His first periodical, New Writing, appeared in 1935, and by 1940 the series reached a broad audience both in Britain and on the front lines of World War II. Formatted to fit into the side pockets of combat trousers, it averaged monthly sales of up to 75,000.
Lehmann returned to Hogarth Press in 1938 as a partner and general manager and worked as editor of several anthologies showcasing the works of promising new writers. In 1946 Lehmann established his own publishing company, John Lehmann Limited. After the demise of Lehmann Ltd., he founded and edited London Magazine. He relinquished control over the periodical in 1961 and subsequently wrote several biographies, including "Rupert Brooke: His Life and His Legend" and "Thrown to the Woolfs: Leonard and Virginia Woolf and the Hogarth Press," and three autobiographies which were collected, revised, and condensed into the book "In My Own Time: Memoirs of a Literary Life." Lehmann also wrote several volumes of poetry, including "A Garden Revisited and Other Poems" and "Collected Poems, 1930-1963," and the novels "Evil Was Abroad" and "In a Purely Pagan Sense."

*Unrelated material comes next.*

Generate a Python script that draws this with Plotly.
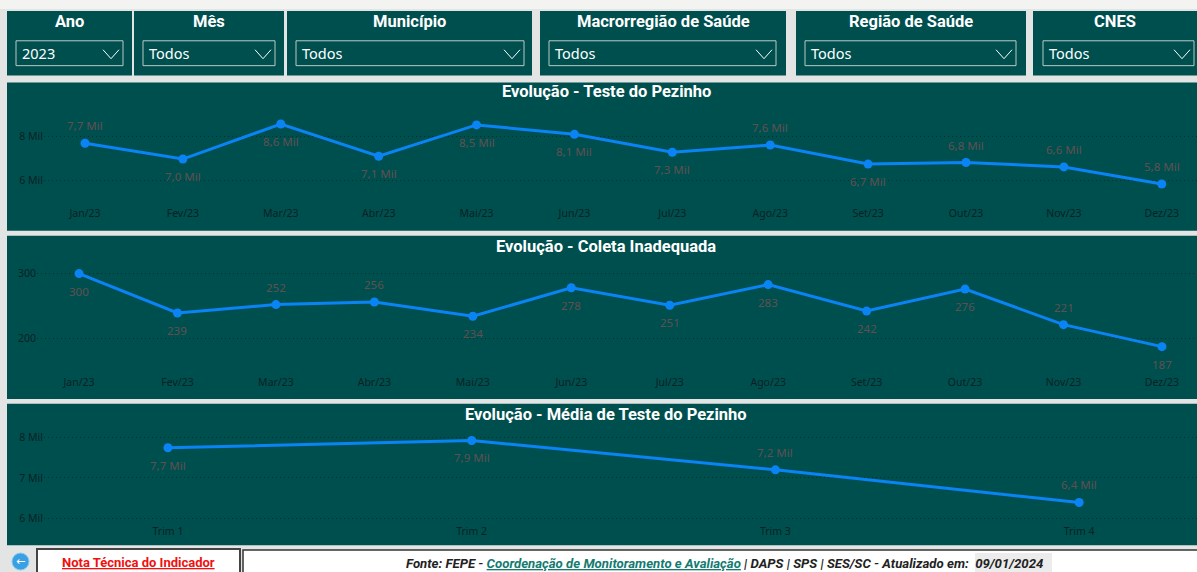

He frequently lectured in the US in the late 1960s and early 1970s. After a long illness and unsuccessful hip operations severely limited his mobility, John Lehmann died on April 7, 1987. The New York Times Book Review called Lehmann "the greatest British literary editor of his time. . . . There is scarcely a writer [of his generation] in Britain . . . who hasn't at one time or other been grateful for his passionate scrutiny."